> **Collected data**:
= = = = = = =

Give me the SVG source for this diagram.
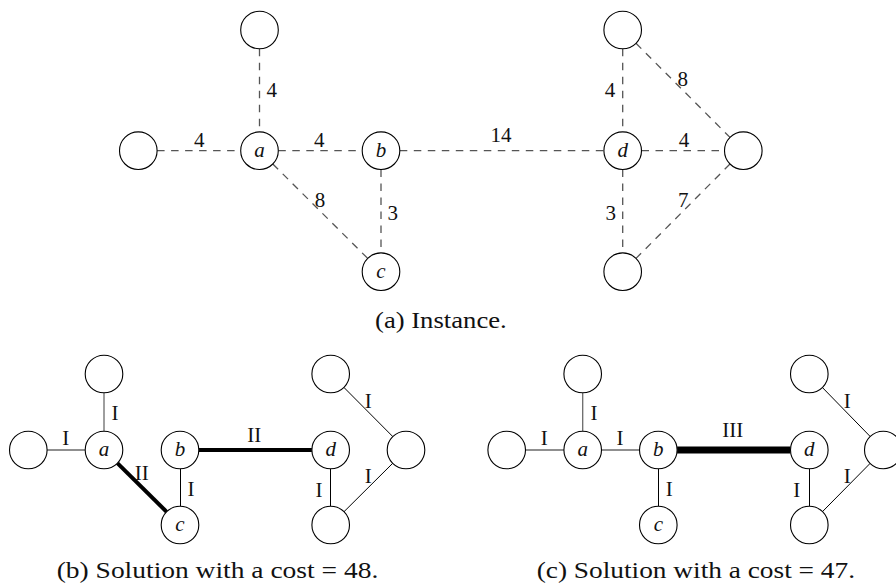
<svg xmlns="http://www.w3.org/2000/svg" width="896" height="585" viewBox="0 0 896 585">
<style>
.n{fill:#fff;stroke:#000;stroke-width:1.1}
.d{stroke:#555;stroke-width:1.3;stroke-dasharray:7.5 6.5;fill:none}
.g{stroke:#6a6a6a;stroke-width:1.3;fill:none}
.k{stroke:#000;stroke-width:1;fill:none}
.t2{stroke:#000;stroke-width:4;fill:none}
.t3{stroke:#000;stroke-width:7;fill:none}
text{font-family:"Liberation Serif","Times New Roman",serif;fill:#111}
.l{font-size:21px;text-anchor:middle}
.v{font-size:21px;font-style:italic;text-anchor:middle}
.cap{font-size:24px}
</style>
<rect width="896" height="585" fill="#fff"/>
<g id="connectors">
<!-- (a) instance -->
<line class="d" x1="259.5" y1="48.8" x2="259.5" y2="131.9"/>
<line class="d" x1="157.1" y1="150.7" x2="240.7" y2="150.7"/>
<line class="d" x1="278.3" y1="150.7" x2="362.2" y2="150.7"/>
<line class="d" x1="399.8" y1="150.7" x2="603.9" y2="150.7"/>
<line class="d" x1="272.8" y1="164" x2="367.7" y2="258.4"/>
<line class="d" x1="381" y1="169.5" x2="381" y2="252.9"/>
<line class="d" x1="622.7" y1="48.8" x2="622.7" y2="131.9"/>
<line class="d" x1="641.5" y1="150.7" x2="724.5" y2="150.7"/>
<line class="d" x1="622.7" y1="169.5" x2="622.7" y2="252.9"/>
<line class="d" x1="636" y1="43.3" x2="730" y2="137.4"/>
<line class="d" x1="730" y1="164" x2="636" y2="258.4"/>
<!-- (b) -->
<line class="g" x1="104" y1="392.8" x2="104" y2="431.2"/>
<line class="g" x1="47.1" y1="450" x2="85.2" y2="450"/>
<line class="t2" x1="117.4" y1="463.2" x2="166.6" y2="511.8"/>
<line class="k" x1="180.5" y1="468.8" x2="180.5" y2="506.2"/>
<line class="t2" x1="198.8" y1="450" x2="311.9" y2="450"/>
<line class="k" x1="330.5" y1="468.8" x2="330.5" y2="506.2"/>
<line class="k" x1="343.9" y1="387.4" x2="392.8" y2="436.6"/>
<line class="k" x1="392.7" y1="463.3" x2="344" y2="511.7"/>
<!-- (c) -->
<line class="g" x1="582.7" y1="392.8" x2="582.7" y2="431.2"/>
<line class="g" x1="525.5" y1="450" x2="563.9" y2="450"/>
<line class="g" x1="601.5" y1="450" x2="639.5" y2="450"/>
<line class="k" x1="658.5" y1="468.8" x2="658.5" y2="506.2"/>
<line class="t3" x1="677.1" y1="450" x2="790.5" y2="450"/>
<line class="k" x1="809.5" y1="468.8" x2="809.5" y2="506.2"/>
<line class="k" x1="822.4" y1="387.5" x2="870.2" y2="436.5"/>
<line class="k" x1="870.1" y1="463.4" x2="822.5" y2="511.6"/>
</g>
<g id="edge-labels">
<text class="l" x="271.7" y="97">4</text>
<text class="l" x="199.3" y="147">4</text>
<text class="l" x="319.3" y="147">4</text>
<text class="l" x="320" y="207">8</text>
<text class="l" x="392.7" y="220">3</text>
<text class="l" x="501" y="141.7">14</text>
<text class="l" x="610" y="97">4</text>
<text class="l" x="682.7" y="86">8</text>
<text class="l" x="684" y="146.7">4</text>
<text class="l" x="610.7" y="220">3</text>
<text class="l" x="683.3" y="206.7">7</text>

<text class="l" x="115" y="420">I</text>
<text class="l" x="65.7" y="445">I</text>
<text class="l" x="141.7" y="480">II</text>
<text class="l" x="191" y="496">I</text>
<text class="l" x="254.3" y="441.7">II</text>
<text class="l" x="368.3" y="408">I</text>
<text class="l" x="368.3" y="483">I</text>
<text class="l" x="319" y="496.7">I</text>

<text class="l" x="594" y="420">I</text>
<text class="l" x="544.3" y="445">I</text>
<text class="l" x="620" y="445">I</text>
<text class="l" x="732.7" y="437">III</text>
<text class="l" x="669.3" y="496">I</text>
<text class="l" x="796.7" y="496.7">I</text>
<text class="l" x="847.3" y="408">I</text>
<text class="l" x="847.3" y="483">I</text>
</g>
<!-- (a) nodes -->
<g id="a-top"><circle class="n" cx="259.5" cy="30" r="18.8"/></g>
<g id="a-left"><circle class="n" cx="138.3" cy="150.7" r="18.8"/></g>
<g id="a-a"><circle class="n" cx="259.5" cy="150.7" r="18.8"/><text class="v" x="259.5" y="156.7">a</text></g>
<g id="a-b"><circle class="n" cx="381" cy="150.7" r="18.8"/><text class="v" x="381" y="156.7">b</text></g>
<g id="a-c"><circle class="n" cx="381" cy="271.7" r="18.8"/><text class="v" x="381" y="277.7">c</text></g>
<g id="a-d"><circle class="n" cx="622.7" cy="150.7" r="18.8"/><text class="v" x="622.7" y="156.7">d</text></g>
<g id="a-top2"><circle class="n" cx="622.7" cy="30" r="18.8"/></g>
<g id="a-right"><circle class="n" cx="743.3" cy="150.7" r="18.8"/></g>
<g id="a-bottom"><circle class="n" cx="622.7" cy="271.7" r="18.8"/></g>
<!-- (b) nodes -->
<g id="b-top"><circle class="n" cx="104" cy="374" r="18.8"/></g>
<g id="b-left"><circle class="n" cx="28.3" cy="450" r="18.8"/></g>
<g id="b-a"><circle class="n" cx="104" cy="450" r="18.8"/><text class="v" x="104" y="456">a</text></g>
<g id="b-b"><circle class="n" cx="180" cy="450" r="18.8"/><text class="v" x="180" y="456">b</text></g>
<g id="b-c"><circle class="n" cx="180" cy="525" r="18.8"/><text class="v" x="180" y="531">c</text></g>
<g id="b-d"><circle class="n" cx="330.7" cy="450" r="18.8"/><text class="v" x="330.7" y="456">d</text></g>
<g id="b-top2"><circle class="n" cx="330.7" cy="374" r="18.8"/></g>
<g id="b-right"><circle class="n" cx="406" cy="450" r="18.8"/></g>
<g id="b-bottom"><circle class="n" cx="330.7" cy="525" r="18.8"/></g>
<!-- (c) nodes -->
<g id="c-top"><circle class="n" cx="582.7" cy="374" r="18.8"/></g>
<g id="c-left"><circle class="n" cx="506.7" cy="450" r="18.8"/></g>
<g id="c-a"><circle class="n" cx="582.7" cy="450" r="18.8"/><text class="v" x="582.7" y="456">a</text></g>
<g id="c-b"><circle class="n" cx="658.3" cy="450" r="18.8"/><text class="v" x="658.3" y="456">b</text></g>
<g id="c-c"><circle class="n" cx="658.3" cy="525" r="18.8"/><text class="v" x="658.3" y="531">c</text></g>
<g id="c-d"><circle class="n" cx="809.3" cy="450" r="18.8"/><text class="v" x="809.3" y="456">d</text></g>
<g id="c-top2"><circle class="n" cx="809.3" cy="374" r="18.8"/></g>
<g id="c-right"><circle class="n" cx="883.3" cy="450" r="18.8"/></g>
<g id="c-bottom"><circle class="n" cx="809.3" cy="525" r="18.8"/></g>
<g id="captions">
<text class="cap" x="375" y="328" textLength="131.7" lengthAdjust="spacingAndGlyphs">(a) Instance.</text>
<text class="cap" x="56.7" y="578" textLength="321.6" lengthAdjust="spacingAndGlyphs">(b) Solution with a cost = 48.</text>
<text class="cap" x="536.7" y="578" textLength="318.3" lengthAdjust="spacingAndGlyphs">(c) Solution with a cost = 47.</text>
</g>
</svg>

= = = = = = =

> **What you will do**: Reproduce all of the data exactly; the pictures do not belong in the copy.

> **Answer to this exercise**:
Give me the SVG source for this diagram.
<svg xmlns="http://www.w3.org/2000/svg" width="896" height="585" viewBox="0 0 896 585">
<style>
.n{fill:#fff;stroke:#000;stroke-width:1.1}
.d{stroke:#555;stroke-width:1.3;stroke-dasharray:7.5 6.5;fill:none}
.g{stroke:#6a6a6a;stroke-width:1.3;fill:none}
.k{stroke:#000;stroke-width:1;fill:none}
.t2{stroke:#000;stroke-width:4;fill:none}
.t3{stroke:#000;stroke-width:7;fill:none}
text{font-family:"Liberation Serif","Times New Roman",serif;fill:#111}
.l{font-size:21px;text-anchor:middle}
.v{font-size:21px;font-style:italic;text-anchor:middle}
.cap{font-size:24px}
</style>
<rect width="896" height="585" fill="#fff"/>
<g id="connectors">
<!-- (a) instance -->
<line class="d" x1="259.5" y1="48.8" x2="259.5" y2="131.9"/>
<line class="d" x1="157.1" y1="150.7" x2="240.7" y2="150.7"/>
<line class="d" x1="278.3" y1="150.7" x2="362.2" y2="150.7"/>
<line class="d" x1="399.8" y1="150.7" x2="603.9" y2="150.7"/>
<line class="d" x1="272.8" y1="164" x2="367.7" y2="258.4"/>
<line class="d" x1="381" y1="169.5" x2="381" y2="252.9"/>
<line class="d" x1="622.7" y1="48.8" x2="622.7" y2="131.9"/>
<line class="d" x1="641.5" y1="150.7" x2="724.5" y2="150.7"/>
<line class="d" x1="622.7" y1="169.5" x2="622.7" y2="252.9"/>
<line class="d" x1="636" y1="43.3" x2="730" y2="137.4"/>
<line class="d" x1="730" y1="164" x2="636" y2="258.4"/>
<!-- (b) -->
<line class="g" x1="104" y1="392.8" x2="104" y2="431.2"/>
<line class="g" x1="47.1" y1="450" x2="85.2" y2="450"/>
<line class="t2" x1="117.4" y1="463.2" x2="166.6" y2="511.8"/>
<line class="k" x1="180.5" y1="468.8" x2="180.5" y2="506.2"/>
<line class="t2" x1="198.8" y1="450" x2="311.9" y2="450"/>
<line class="k" x1="330.5" y1="468.8" x2="330.5" y2="506.2"/>
<line class="k" x1="343.9" y1="387.4" x2="392.8" y2="436.6"/>
<line class="k" x1="392.7" y1="463.3" x2="344" y2="511.7"/>
<!-- (c) -->
<line class="g" x1="582.7" y1="392.8" x2="582.7" y2="431.2"/>
<line class="g" x1="525.5" y1="450" x2="563.9" y2="450"/>
<line class="g" x1="601.5" y1="450" x2="639.5" y2="450"/>
<line class="k" x1="658.5" y1="468.8" x2="658.5" y2="506.2"/>
<line class="t3" x1="677.1" y1="450" x2="790.5" y2="450"/>
<line class="k" x1="809.5" y1="468.8" x2="809.5" y2="506.2"/>
<line class="k" x1="822.4" y1="387.5" x2="870.2" y2="436.5"/>
<line class="k" x1="870.1" y1="463.4" x2="822.5" y2="511.6"/>
</g>
<g id="edge-labels">
<text class="l" x="271.7" y="97">4</text>
<text class="l" x="199.3" y="147">4</text>
<text class="l" x="319.3" y="147">4</text>
<text class="l" x="320" y="207">8</text>
<text class="l" x="392.7" y="220">3</text>
<text class="l" x="501" y="141.7">14</text>
<text class="l" x="610" y="97">4</text>
<text class="l" x="682.7" y="86">8</text>
<text class="l" x="684" y="146.7">4</text>
<text class="l" x="610.7" y="220">3</text>
<text class="l" x="683.3" y="206.7">7</text>

<text class="l" x="115" y="420">I</text>
<text class="l" x="65.7" y="445">I</text>
<text class="l" x="141.7" y="480">II</text>
<text class="l" x="191" y="496">I</text>
<text class="l" x="254.3" y="441.7">II</text>
<text class="l" x="368.3" y="408">I</text>
<text class="l" x="368.3" y="483">I</text>
<text class="l" x="319" y="496.7">I</text>

<text class="l" x="594" y="420">I</text>
<text class="l" x="544.3" y="445">I</text>
<text class="l" x="620" y="445">I</text>
<text class="l" x="732.7" y="437">III</text>
<text class="l" x="669.3" y="496">I</text>
<text class="l" x="796.7" y="496.7">I</text>
<text class="l" x="847.3" y="408">I</text>
<text class="l" x="847.3" y="483">I</text>
</g>
<!-- (a) nodes -->
<g id="a-top"><circle class="n" cx="259.5" cy="30" r="18.8"/></g>
<g id="a-left"><circle class="n" cx="138.3" cy="150.7" r="18.8"/></g>
<g id="a-a"><circle class="n" cx="259.5" cy="150.7" r="18.8"/><text class="v" x="259.5" y="156.7">a</text></g>
<g id="a-b"><circle class="n" cx="381" cy="150.7" r="18.8"/><text class="v" x="381" y="156.7">b</text></g>
<g id="a-c"><circle class="n" cx="381" cy="271.7" r="18.8"/><text class="v" x="381" y="277.7">c</text></g>
<g id="a-d"><circle class="n" cx="622.7" cy="150.7" r="18.8"/><text class="v" x="622.7" y="156.7">d</text></g>
<g id="a-top2"><circle class="n" cx="622.7" cy="30" r="18.8"/></g>
<g id="a-right"><circle class="n" cx="743.3" cy="150.7" r="18.8"/></g>
<g id="a-bottom"><circle class="n" cx="622.7" cy="271.7" r="18.8"/></g>
<!-- (b) nodes -->
<g id="b-top"><circle class="n" cx="104" cy="374" r="18.8"/></g>
<g id="b-left"><circle class="n" cx="28.3" cy="450" r="18.8"/></g>
<g id="b-a"><circle class="n" cx="104" cy="450" r="18.8"/><text class="v" x="104" y="456">a</text></g>
<g id="b-b"><circle class="n" cx="180" cy="450" r="18.8"/><text class="v" x="180" y="456">b</text></g>
<g id="b-c"><circle class="n" cx="180" cy="525" r="18.8"/><text class="v" x="180" y="531">c</text></g>
<g id="b-d"><circle class="n" cx="330.7" cy="450" r="18.8"/><text class="v" x="330.7" y="456">d</text></g>
<g id="b-top2"><circle class="n" cx="330.7" cy="374" r="18.8"/></g>
<g id="b-right"><circle class="n" cx="406" cy="450" r="18.8"/></g>
<g id="b-bottom"><circle class="n" cx="330.7" cy="525" r="18.8"/></g>
<!-- (c) nodes -->
<g id="c-top"><circle class="n" cx="582.7" cy="374" r="18.8"/></g>
<g id="c-left"><circle class="n" cx="506.7" cy="450" r="18.8"/></g>
<g id="c-a"><circle class="n" cx="582.7" cy="450" r="18.8"/><text class="v" x="582.7" y="456">a</text></g>
<g id="c-b"><circle class="n" cx="658.3" cy="450" r="18.8"/><text class="v" x="658.3" y="456">b</text></g>
<g id="c-c"><circle class="n" cx="658.3" cy="525" r="18.8"/><text class="v" x="658.3" y="531">c</text></g>
<g id="c-d"><circle class="n" cx="809.3" cy="450" r="18.8"/><text class="v" x="809.3" y="456">d</text></g>
<g id="c-top2"><circle class="n" cx="809.3" cy="374" r="18.8"/></g>
<g id="c-right"><circle class="n" cx="883.3" cy="450" r="18.8"/></g>
<g id="c-bottom"><circle class="n" cx="809.3" cy="525" r="18.8"/></g>
<g id="captions">
<text class="cap" x="375" y="328" textLength="131.7" lengthAdjust="spacingAndGlyphs">(a) Instance.</text>
<text class="cap" x="56.7" y="578" textLength="321.6" lengthAdjust="spacingAndGlyphs">(b) Solution with a cost = 48.</text>
<text class="cap" x="536.7" y="578" textLength="318.3" lengthAdjust="spacingAndGlyphs">(c) Solution with a cost = 47.</text>
</g>
</svg>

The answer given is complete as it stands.